> [Aim]:
Read through the entries below and return each line with the word "this".

>> Begin Provided material

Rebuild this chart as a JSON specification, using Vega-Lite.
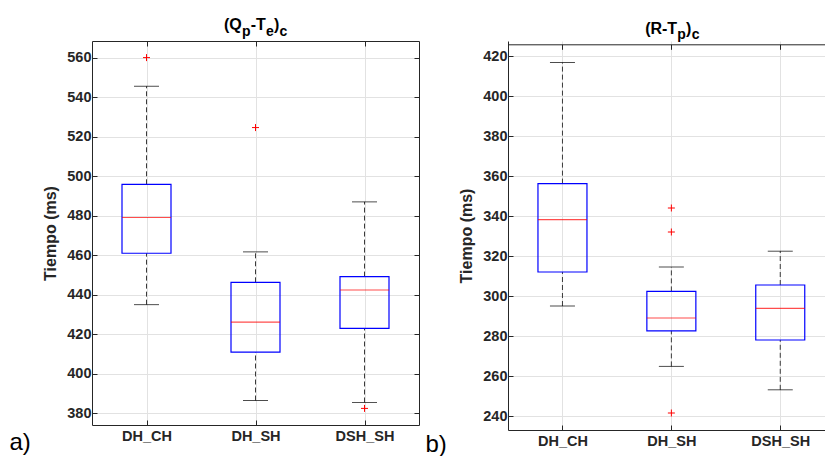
{
  "$schema": "https://vega.github.io/schema/vega-lite/v6.json",
  "background": "white",
  "padding": {"left": 9, "top": 17, "right": 0, "bottom": 0},
  "spacing": 5,
  "config": {
    "font": "Liberation Sans",
    "view": {"stroke": null},
    "axis": {
      "domainColor": "#262626",
      "tickColor": "#262626",
      "labelColor": "#262626",
      "labelFont": "Liberation Sans",
      "labelFontWeight": "bold",
      "labelFontSize": 14.5,
      "titleFont": "Liberation Sans",
      "titleColor": "#262626",
      "gridColor": "#e2e2e2",
      "gridWidth": 1,
      "tickSize": -5,
      "domainWidth": 1
    },
    "text": {"font": "Liberation Sans", "fontWeight": "bold", "color": "#000000", "align": "left", "baseline": "alphabetic"}
  },
  "datasets": {
    "qpte": [
      {"grupo": "DH_CH", "inferior": 435.0, "q1": 461.0, "mediana": 479.1, "q3": 495.9, "superior": 545.5},
      {"grupo": "DH_SH", "inferior": 386.5, "q1": 411.0, "mediana": 426.2, "q3": 446.3, "superior": 461.7},
      {"grupo": "DSH_SH", "inferior": 385.5, "q1": 423.0, "mediana": 442.4, "q3": 449.2, "superior": 487.0}
    ],
    "qpte_atipicos": [
      {"grupo": "DH_CH", "valor": 560.0},
      {"grupo": "DH_SH", "valor": 524.6},
      {"grupo": "DSH_SH", "valor": 382.5}
    ],
    "rtp": [
      {"grupo": "DH_CH", "inferior": 295.0, "q1": 312.0, "mediana": 338.2, "q3": 356.2, "superior": 416.7},
      {"grupo": "DH_SH", "inferior": 264.8, "q1": 282.6, "mediana": 289.0, "q3": 302.3, "superior": 314.5},
      {"grupo": "DSH_SH", "inferior": 253.1, "q1": 278.0, "mediana": 293.8, "q3": 305.5, "superior": 322.4}
    ],
    "rtp_atipicos": [
      {"grupo": "DH_SH", "valor": 344.0},
      {"grupo": "DH_SH", "valor": 332.0},
      {"grupo": "DH_SH", "valor": 241.5}
    ],
    "uno": [{}]
  },
  "hconcat": [
    {
      "width": 327,
      "height": 384,
      "resolve": {"axis": {"x": "independent", "y": "independent"}},
      "layer": [
        {
          "data": {"name": "qpte"},
          "mark": {"type": "rule", "color": "#3a3a3a", "strokeDash": [5, 3], "strokeWidth": 1},
          "encoding": {
            "x": {
              "field": "grupo", "type": "nominal",
              "scale": {"type": "point", "domain": ["DH_CH", "DH_SH", "DSH_SH"], "padding": 0.5, "align": 0.5},
              "axis": {
                "orient": "bottom", "grid": true, "labelAngle": 0, "labelPadding": 9,
                "title": "a)", "titleAnchor": "start", "titleAlign": "left", "titleX": -83, "titleY": 24,
                "titleBaseline": "alphabetic", "titleFontSize": 24, "titleFontWeight": "normal", "titleColor": "#000000"
              }
            },
            "y": {
              "field": "q3", "type": "quantitative",
              "scale": {"domain": [374.1, 568.4], "nice": false, "zero": false},
              "axis": {
                "orient": "left", "grid": true, "values": [380, 400, 420, 440, 460, 480, 500, 520, 540, 560],
                "labelPadding": 6, "title": "Tiempo (ms)", "titleFontSize": 16, "titleFontWeight": "bold", "titlePadding": 8
              }
            },
            "y2": {"field": "superior"}
          }
        },
        {
          "data": {"name": "qpte"},
          "mark": {"type": "rule", "color": "#3a3a3a", "strokeDash": [5, 3], "strokeWidth": 1},
          "encoding": {
            "x": {"field": "grupo", "type": "nominal", "axis": null},
            "y": {"field": "inferior", "type": "quantitative", "axis": null},
            "y2": {"field": "q1"}
          }
        },
        {
          "data": {"name": "qpte"},
          "mark": {"type": "tick", "color": "#000000", "size": 25, "thickness": 1, "orient": "horizontal"},
          "encoding": {
            "x": {"field": "grupo", "type": "nominal", "axis": null},
            "y": {"field": "superior", "type": "quantitative", "axis": null}
          }
        },
        {
          "data": {"name": "qpte"},
          "mark": {"type": "tick", "color": "#000000", "size": 25, "thickness": 1, "orient": "horizontal"},
          "encoding": {
            "x": {"field": "grupo", "type": "nominal", "axis": null},
            "y": {"field": "inferior", "type": "quantitative", "axis": null}
          }
        },
        {
          "data": {"name": "qpte"},
          "mark": {"type": "bar", "size": 49, "fillOpacity": 0, "stroke": "#0000ff", "strokeWidth": 1.2},
          "encoding": {
            "x": {"field": "grupo", "type": "nominal", "axis": null},
            "y": {"field": "q1", "type": "quantitative", "axis": null},
            "y2": {"field": "q3"}
          }
        },
        {
          "data": {"name": "qpte"},
          "mark": {"type": "tick", "color": "#ff0000", "size": 49, "thickness": 1.2, "orient": "horizontal"},
          "encoding": {
            "x": {"field": "grupo", "type": "nominal", "axis": {"orient": "top", "labels": false, "title": null, "grid": false}},
            "y": {"field": "mediana", "type": "quantitative", "axis": {"orient": "right", "labels": false, "title": null, "grid": false, "values": [380, 400, 420, 440, 460, 480, 500, 520, 540, 560]}}
          }
        },
        {
          "data": {"name": "qpte_atipicos"},
          "mark": {"type": "point", "shape": "M-1,0L1,0M0,-1L0,1", "filled": false, "size": 49, "stroke": "#ff0000", "strokeWidth": 1, "opacity": 1},
          "encoding": {
            "x": {"field": "grupo", "type": "nominal", "axis": null},
            "y": {"field": "valor", "type": "quantitative", "axis": null}
          }
        },
        {
          "data": {"name": "uno"},
          "mark": {"type": "text", "text": "(Q", "fontSize": 16, "dx": -31.6, "dy": -10.9},
          "encoding": {"x": {"datum": "DH_SH", "type": "nominal", "axis": null}, "y": {"datum": 568.4, "type": "quantitative", "axis": null}}
        },
        {
          "data": {"name": "uno"},
          "mark": {"type": "text", "text": "p", "fontSize": 14, "dx": -13.6, "dy": -5.2},
          "encoding": {"x": {"datum": "DH_SH", "type": "nominal", "axis": null}, "y": {"datum": 568.4, "type": "quantitative", "axis": null}}
        },
        {
          "data": {"name": "uno"},
          "mark": {"type": "text", "text": "-T", "fontSize": 16, "dx": -4.85, "dy": -10.9},
          "encoding": {"x": {"datum": "DH_SH", "type": "nominal", "axis": null}, "y": {"datum": 568.4, "type": "quantitative", "axis": null}}
        },
        {
          "data": {"name": "uno"},
          "mark": {"type": "text", "text": "e", "fontSize": 14, "dx": 10.45, "dy": -5.2},
          "encoding": {"x": {"datum": "DH_SH", "type": "nominal", "axis": null}, "y": {"datum": 568.4, "type": "quantitative", "axis": null}}
        },
        {
          "data": {"name": "uno"},
          "mark": {"type": "text", "text": ")", "fontSize": 16, "dx": 18.4, "dy": -10.9},
          "encoding": {"x": {"datum": "DH_SH", "type": "nominal", "axis": null}, "y": {"datum": 568.4, "type": "quantitative", "axis": null}}
        },
        {
          "data": {"name": "uno"},
          "mark": {"type": "text", "text": "c", "fontSize": 14, "dx": 23.9, "dy": -5.2},
          "encoding": {"x": {"datum": "DH_SH", "type": "nominal", "axis": null}, "y": {"datum": 568.4, "type": "quantitative", "axis": null}}
        }
      ]
    },
    {
      "width": 317,
      "height": 389,
      "resolve": {"axis": {"x": "independent", "y": "independent"}},
      "layer": [
        {
          "data": {"name": "rtp"},
          "mark": {"type": "rule", "color": "#3a3a3a", "strokeDash": [5, 3], "strokeWidth": 1},
          "encoding": {
            "x": {
              "field": "grupo", "type": "nominal",
              "scale": {"type": "point", "domain": ["DH_CH", "DH_SH", "DSH_SH"], "padding": 0.4555, "align": 0.549},
              "axis": {
                "orient": "bottom", "grid": true, "labelAngle": 0, "labelPadding": 9,
                "title": "b)", "titleAnchor": "start", "titleAlign": "left", "titleX": -83, "titleY": 21,
                "titleBaseline": "alphabetic", "titleFontSize": 24, "titleFontWeight": "normal", "titleColor": "#000000"
              }
            },
            "y": {
              "field": "q3", "type": "quantitative",
              "scale": {"domain": [233, 427.5], "nice": false, "zero": false},
              "axis": {
                "orient": "left", "grid": true, "values": [240, 260, 280, 300, 320, 340, 360, 380, 400, 420],
                "labelPadding": 6, "title": "Tiempo (ms)", "titleFontSize": 16, "titleFontWeight": "bold", "titlePadding": 8
              }
            },
            "y2": {"field": "superior"}
          }
        },
        {
          "data": {"name": "rtp"},
          "mark": {"type": "rule", "color": "#3a3a3a", "strokeDash": [5, 3], "strokeWidth": 1},
          "encoding": {
            "x": {"field": "grupo", "type": "nominal", "axis": null},
            "y": {"field": "inferior", "type": "quantitative", "axis": null},
            "y2": {"field": "q1"}
          }
        },
        {
          "data": {"name": "rtp"},
          "mark": {"type": "tick", "color": "#000000", "size": 25, "thickness": 1, "orient": "horizontal"},
          "encoding": {
            "x": {"field": "grupo", "type": "nominal", "axis": null},
            "y": {"field": "superior", "type": "quantitative", "axis": null}
          }
        },
        {
          "data": {"name": "rtp"},
          "mark": {"type": "tick", "color": "#000000", "size": 25, "thickness": 1, "orient": "horizontal"},
          "encoding": {
            "x": {"field": "grupo", "type": "nominal", "axis": null},
            "y": {"field": "inferior", "type": "quantitative", "axis": null}
          }
        },
        {
          "data": {"name": "rtp"},
          "mark": {"type": "bar", "size": 49, "fillOpacity": 0, "stroke": "#0000ff", "strokeWidth": 1.2},
          "encoding": {
            "x": {"field": "grupo", "type": "nominal", "axis": null},
            "y": {"field": "q1", "type": "quantitative", "axis": null},
            "y2": {"field": "q3"}
          }
        },
        {
          "data": {"name": "rtp"},
          "mark": {"type": "tick", "color": "#ff0000", "size": 49, "thickness": 1.2, "orient": "horizontal"},
          "encoding": {
            "x": {"field": "grupo", "type": "nominal", "axis": {"orient": "top", "labels": false, "title": null, "grid": false, "offset": -3.3}},
            "y": {"field": "mediana", "type": "quantitative", "axis": null}
          }
        },
        {
          "data": {"name": "rtp_atipicos"},
          "mark": {"type": "point", "shape": "M-1,0L1,0M0,-1L0,1", "filled": false, "size": 49, "stroke": "#ff0000", "strokeWidth": 1, "opacity": 1},
          "encoding": {
            "x": {"field": "grupo", "type": "nominal", "axis": null},
            "y": {"field": "valor", "type": "quantitative", "axis": null}
          }
        },
        {
          "data": {"name": "uno"},
          "mark": {"type": "text", "text": "(R-T", "fontSize": 16, "dx": -26.2, "dy": -7.5},
          "encoding": {"x": {"datum": "DH_SH", "type": "nominal", "axis": null}, "y": {"datum": 427.5, "type": "quantitative", "axis": null}}
        },
        {
          "data": {"name": "uno"},
          "mark": {"type": "text", "text": "p", "fontSize": 14, "dx": 6.0, "dy": -1.7},
          "encoding": {"x": {"datum": "DH_SH", "type": "nominal", "axis": null}, "y": {"datum": 427.5, "type": "quantitative", "axis": null}}
        },
        {
          "data": {"name": "uno"},
          "mark": {"type": "text", "text": ")", "fontSize": 16, "dx": 14.75, "dy": -7.5},
          "encoding": {"x": {"datum": "DH_SH", "type": "nominal", "axis": null}, "y": {"datum": 427.5, "type": "quantitative", "axis": null}}
        },
        {
          "data": {"name": "uno"},
          "mark": {"type": "text", "text": "c", "fontSize": 14, "dx": 20.3, "dy": -1.7},
          "encoding": {"x": {"datum": "DH_SH", "type": "nominal", "axis": null}, "y": {"datum": 427.5, "type": "quantitative", "axis": null}}
        }
      ]
    }
  ]
}
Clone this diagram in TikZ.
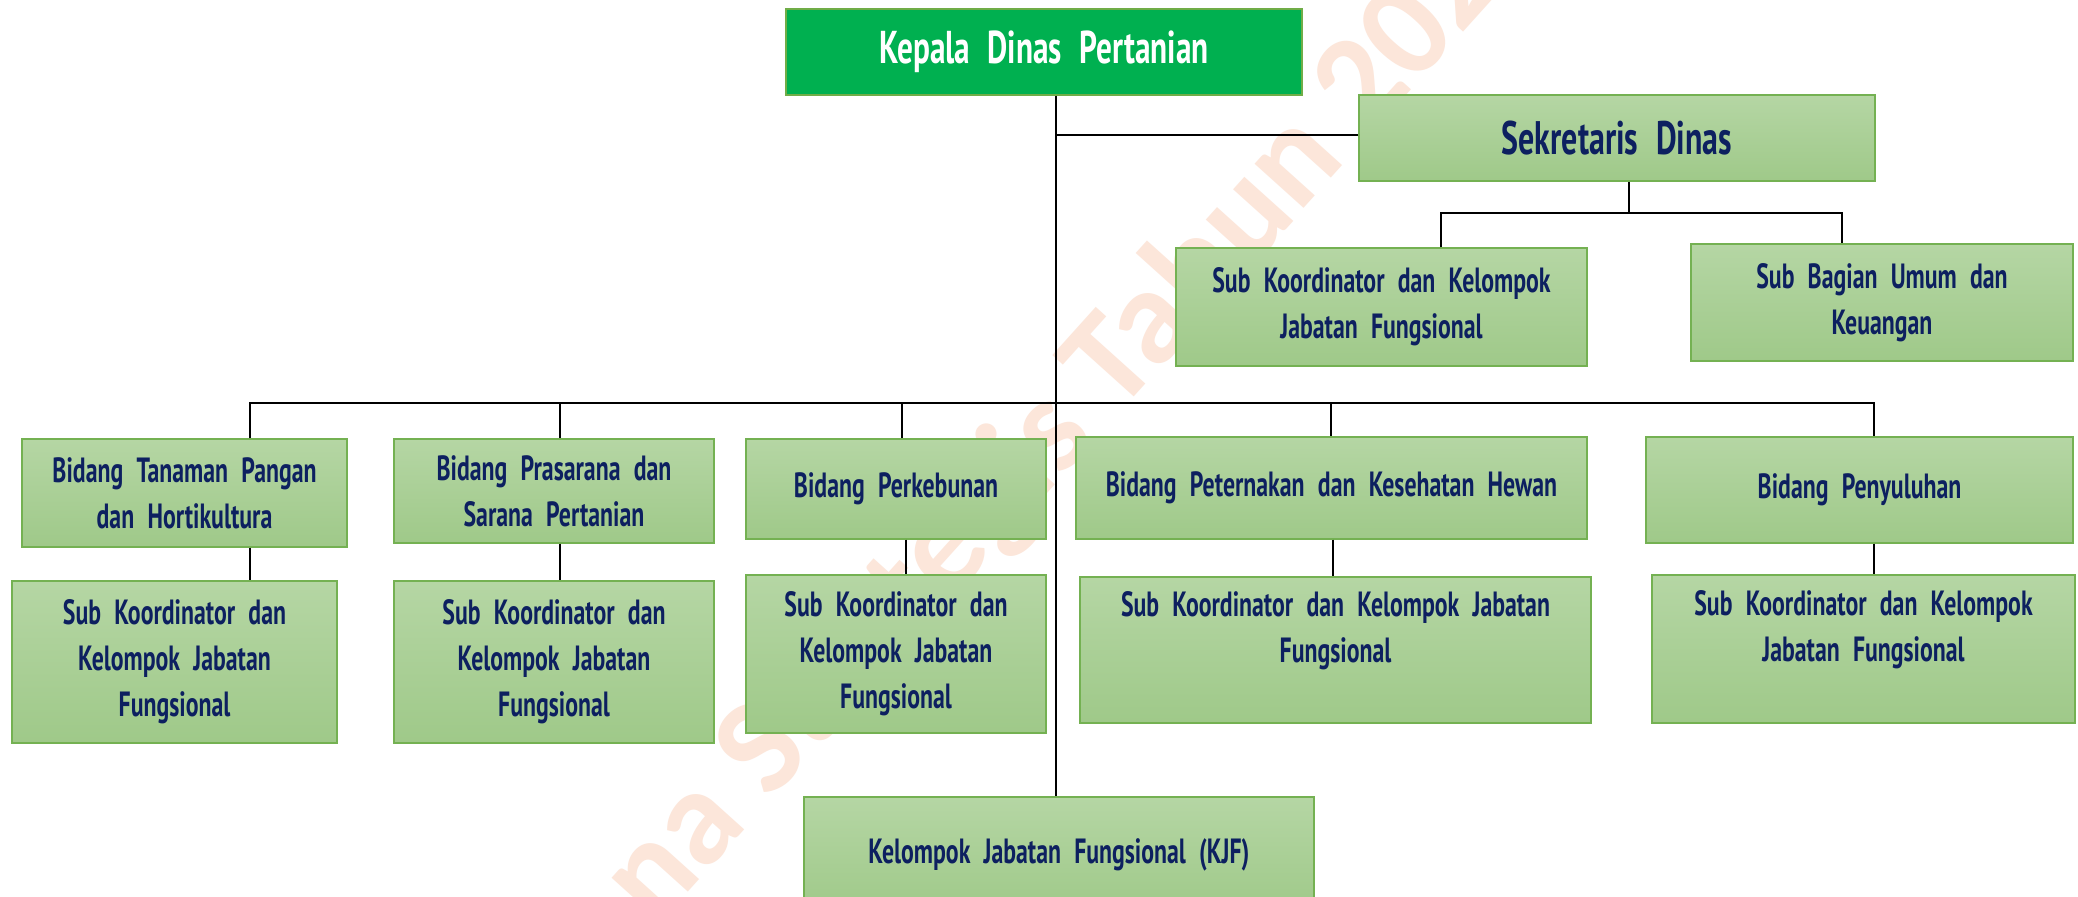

>> End Provided material

> [Output]:
Rebuild this chart as a JSON specification, using Vega-Lite.
Clone this diagram in TikZ.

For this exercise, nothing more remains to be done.